The seven-member panel, tasked with guiding the future of offshore drilling, questioned environmental groups and the oil sector at the meeting on how to develop a culture of safety capable of preventing and responding to major oil spills.
Bill Reilly, a Republican and the commission's other chairman, questioned whether oil companies were doing enough to blow the whistle when they see unsafe practices elsewhere in the industry.
"If you have a laggard company, there's not much you can do about it, if you're not willing to call them on it," said Reilly, a former head of the Environmental Protection Agency.
Last week, Reilly said his panel was looking at proposing a regulatory structure modeled on the Institute of Nuclear Power Operations.
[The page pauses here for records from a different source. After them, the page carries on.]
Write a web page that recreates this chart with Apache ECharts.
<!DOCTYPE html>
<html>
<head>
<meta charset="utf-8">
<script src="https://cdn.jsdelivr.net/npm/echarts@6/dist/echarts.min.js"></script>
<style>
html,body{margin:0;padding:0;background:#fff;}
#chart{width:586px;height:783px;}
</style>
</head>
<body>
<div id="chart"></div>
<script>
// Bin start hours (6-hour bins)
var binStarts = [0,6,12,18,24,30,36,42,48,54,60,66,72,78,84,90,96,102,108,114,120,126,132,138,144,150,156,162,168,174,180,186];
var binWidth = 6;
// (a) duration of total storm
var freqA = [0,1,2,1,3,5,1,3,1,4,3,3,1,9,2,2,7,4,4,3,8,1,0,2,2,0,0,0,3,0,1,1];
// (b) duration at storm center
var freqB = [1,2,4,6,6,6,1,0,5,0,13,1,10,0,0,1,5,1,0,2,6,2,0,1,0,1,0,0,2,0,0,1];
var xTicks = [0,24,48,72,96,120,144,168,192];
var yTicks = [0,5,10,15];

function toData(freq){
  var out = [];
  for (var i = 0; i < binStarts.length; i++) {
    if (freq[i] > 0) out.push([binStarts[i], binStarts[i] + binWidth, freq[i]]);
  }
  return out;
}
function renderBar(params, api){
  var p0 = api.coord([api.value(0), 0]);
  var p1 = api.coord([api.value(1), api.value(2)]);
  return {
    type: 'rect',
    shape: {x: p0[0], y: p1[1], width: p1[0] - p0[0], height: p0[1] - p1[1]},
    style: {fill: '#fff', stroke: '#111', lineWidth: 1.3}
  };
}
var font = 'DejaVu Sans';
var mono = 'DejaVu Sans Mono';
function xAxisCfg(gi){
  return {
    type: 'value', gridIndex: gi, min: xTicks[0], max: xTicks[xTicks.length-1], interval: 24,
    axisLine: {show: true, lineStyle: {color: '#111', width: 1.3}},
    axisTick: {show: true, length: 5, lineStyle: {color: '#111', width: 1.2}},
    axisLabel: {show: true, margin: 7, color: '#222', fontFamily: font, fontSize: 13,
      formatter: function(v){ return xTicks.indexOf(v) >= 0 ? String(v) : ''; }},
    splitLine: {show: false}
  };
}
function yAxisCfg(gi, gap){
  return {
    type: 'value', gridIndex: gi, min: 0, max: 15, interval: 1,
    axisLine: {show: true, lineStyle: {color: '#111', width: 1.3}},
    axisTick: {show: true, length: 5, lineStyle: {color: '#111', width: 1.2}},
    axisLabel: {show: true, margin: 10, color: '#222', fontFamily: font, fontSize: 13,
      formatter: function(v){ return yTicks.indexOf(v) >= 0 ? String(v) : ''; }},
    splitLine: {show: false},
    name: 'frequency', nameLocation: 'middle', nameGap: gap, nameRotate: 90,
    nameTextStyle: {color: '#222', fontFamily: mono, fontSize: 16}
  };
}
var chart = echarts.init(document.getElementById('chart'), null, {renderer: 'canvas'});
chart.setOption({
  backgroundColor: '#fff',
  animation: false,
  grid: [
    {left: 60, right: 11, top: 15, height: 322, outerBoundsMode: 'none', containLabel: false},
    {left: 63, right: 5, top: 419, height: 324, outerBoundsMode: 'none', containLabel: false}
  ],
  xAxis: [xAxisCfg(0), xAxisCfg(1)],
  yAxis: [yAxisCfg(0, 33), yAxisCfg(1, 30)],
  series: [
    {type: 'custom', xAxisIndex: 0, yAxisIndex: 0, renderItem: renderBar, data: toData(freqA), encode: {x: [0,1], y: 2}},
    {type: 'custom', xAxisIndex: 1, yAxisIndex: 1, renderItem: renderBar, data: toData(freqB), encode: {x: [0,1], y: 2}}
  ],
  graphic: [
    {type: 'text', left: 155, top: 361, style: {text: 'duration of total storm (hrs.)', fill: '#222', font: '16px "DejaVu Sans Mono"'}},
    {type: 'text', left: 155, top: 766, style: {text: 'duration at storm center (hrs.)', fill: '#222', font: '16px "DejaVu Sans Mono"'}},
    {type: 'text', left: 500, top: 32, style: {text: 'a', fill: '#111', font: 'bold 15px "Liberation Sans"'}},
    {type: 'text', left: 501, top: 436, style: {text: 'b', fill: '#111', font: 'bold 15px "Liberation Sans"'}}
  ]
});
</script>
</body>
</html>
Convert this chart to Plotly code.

Such a system would aim at ensuring higher safety standards to supplement government regulation, possibly through project evaluations that would be turned over to insurance companies and government agencies.
The Gulf of Mexico oil spill exposed the need for accountability among drillers, Reilly said. As in the nuclear industry, one accident carries steep costs for the entire sector.
Environmental agencies left out
The co-chairs also expressed surprise and disappointment that the Obama administration didn't consult senior U.S. environmental officials before announcing plans last March to expand offshore drilling before the accident.
Nancy Sutley, chairwoman of the Council on Environmental Quality, and Jane Lubchenco, head of the National Oceanic and Atmospheric Administration, admitted after repeated questions that neither played a direct role in the March decision to open up more of the Gulf and Atlantic Ocean to oil and gas drilling.
The exchange suggests that a focus of the federal investigation will be the degree to which federal scientists outside the Interior Department were consulted in oil and gas decisions before the explosion. Federal law leaves the decision on where and when to drill to the Interior Department secretary, who releases plans every five years.
Graham said the panel may press for laws to force the Interior Department to work with NOAA and the CEQ when formulating policy.
"There isn't a culture, and this crosses administrations, that naturally reaches out to the scientists for their participation, therefore it would be appropriate to ask that Congress change the process," Graham said.
Outside "scientists ... based on what I've been told, do not really think they have been adequately consulted or effectively involved in these decisions," added Reilly.
The Obama administration unveiled the expanded exploration plan in March, but it has been put on hold since the BP spill ravaged the Gulf coast.